The speech did well. When it was done, commentators on left and right were praising Miliband for stealing mansion tax from the Lib Dems and the 10p tax rate from Tory backbenchers. Both will be opposed by the other party. Osborne cannot U-turn on his opposition to a mansion tax, and the Lib Dems don't want a 10p tax rate, because it distracts from their achievement in taking lower-earners out of the tax system altogether. Miliband's clothes-swapping was like the bit at the end of True Romance when all the hero's enemies shoot each other. Not only that, but it was solid, redistributive Old (sorry, 'one nation') Labour policy-making. Best of all, it distanced him from Gordon Brown.

Unfortunately, things looked less bright the next day. The Institute of Fiscal Studies, which by law must be described as 'respected' whenever it is mentioned in print, said the policies were an ineffective means of accomplishing their stated intentions. Most newspaper editorials thought it was a con trick.

There was no hint of the policy ahead of the speech, so Labour either scribbled it on the back of an envelope overnight or under-spun to the media to keep them off the scent.
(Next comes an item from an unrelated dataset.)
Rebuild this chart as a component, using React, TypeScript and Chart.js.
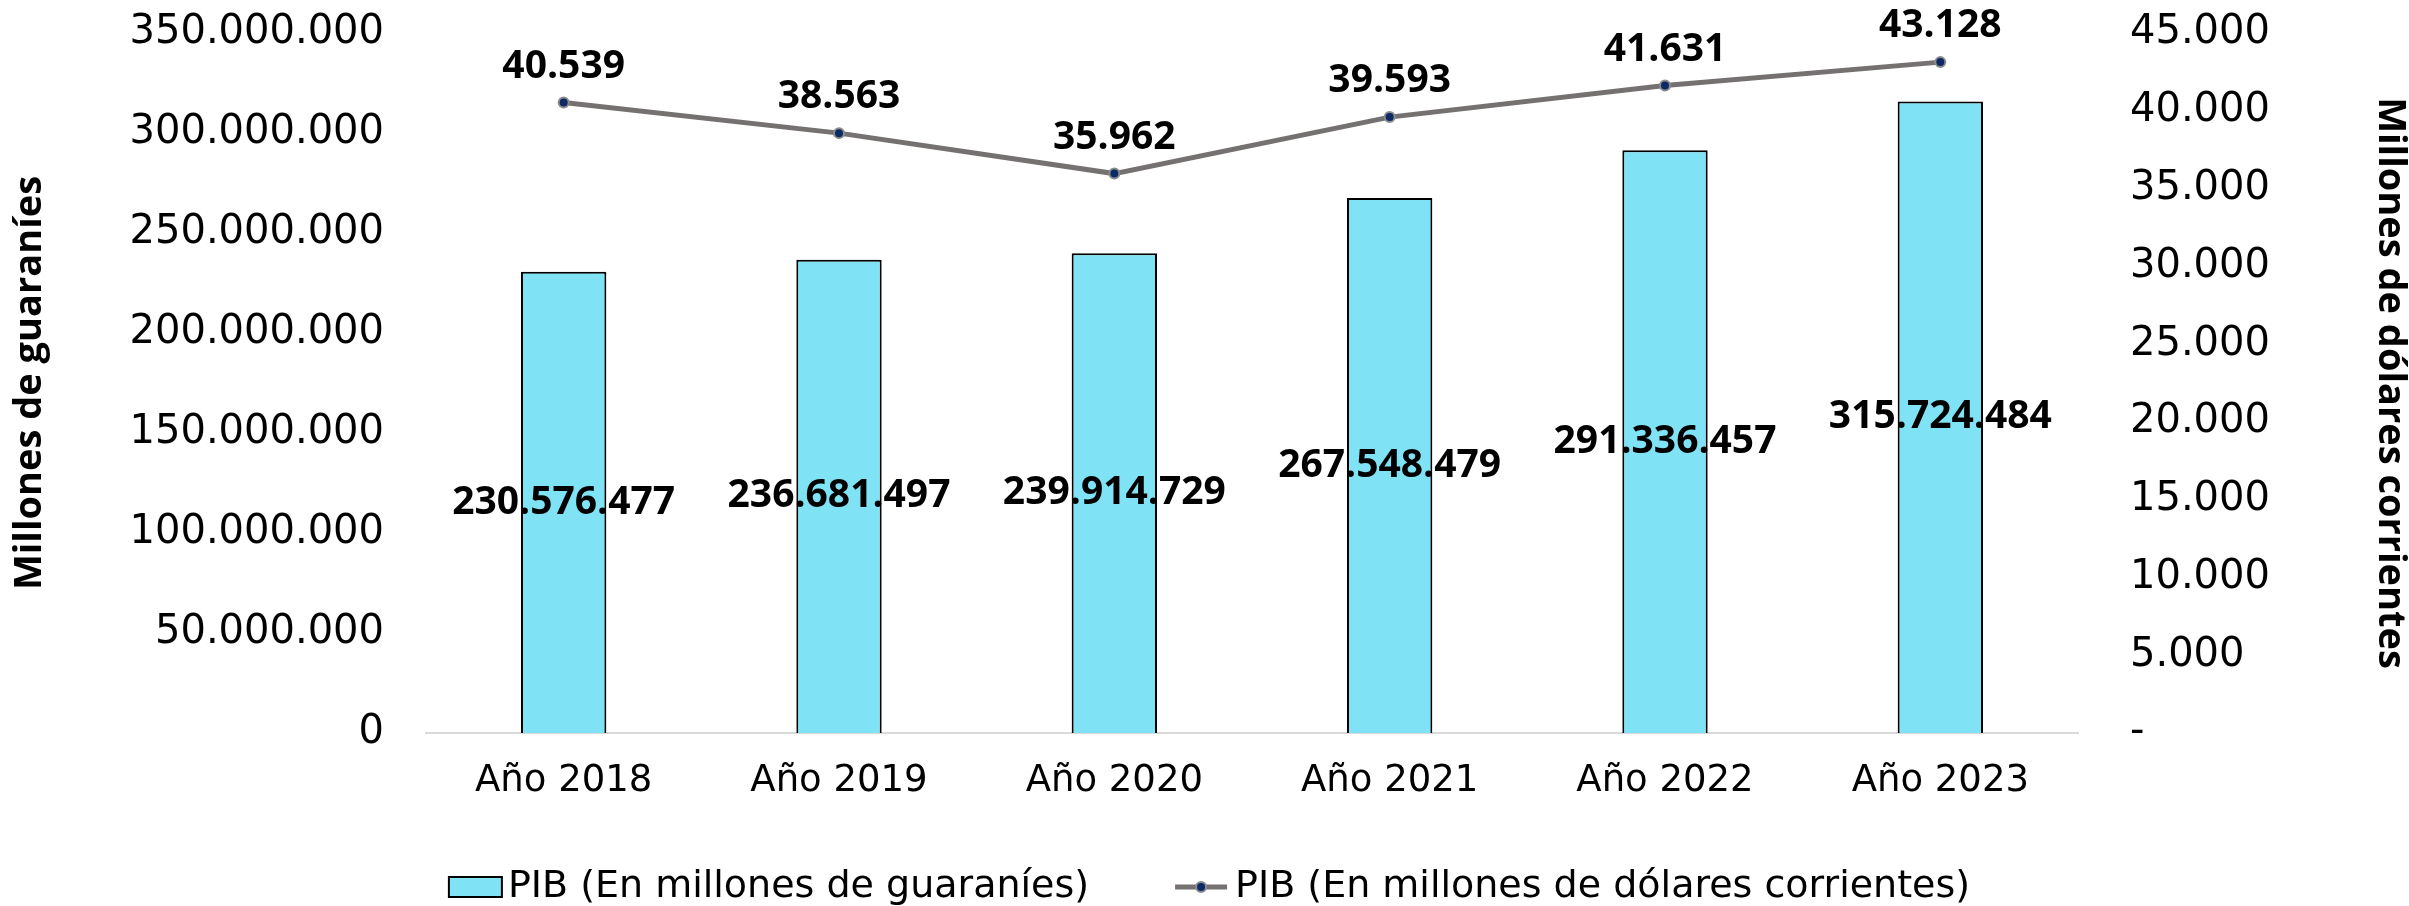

It was one or the other and the media, predictably, went with the former.

It's all in a day's work for Miliband. The runes all point his way and the press points the other. But what were his opponents doing? Tearing strips off each other.

Vince Cable and senior Tories were calling for some civility in the bloodbath that is the Eastleigh by-election, but the Conservatives were having none of it. They love telling voters the Lib Dems can't be trusted, mostly because they plainly can't. Cable put that pensive, reasonable face of his back on and told everyone to calm down, but he got down and dirty with the best of them when it came to applying pressure on Osborne ahead of next month's Budget. A slip by Cameron at PMQs suggests Osborne put that 10p tax rate in the Budget, in which case he'll have been doing some frantic rubbing out with his pencil on Thursday night, after Miliband stole it.

They are all over the place and Miliband is driving forward to his desired destination. Not that you'd know it.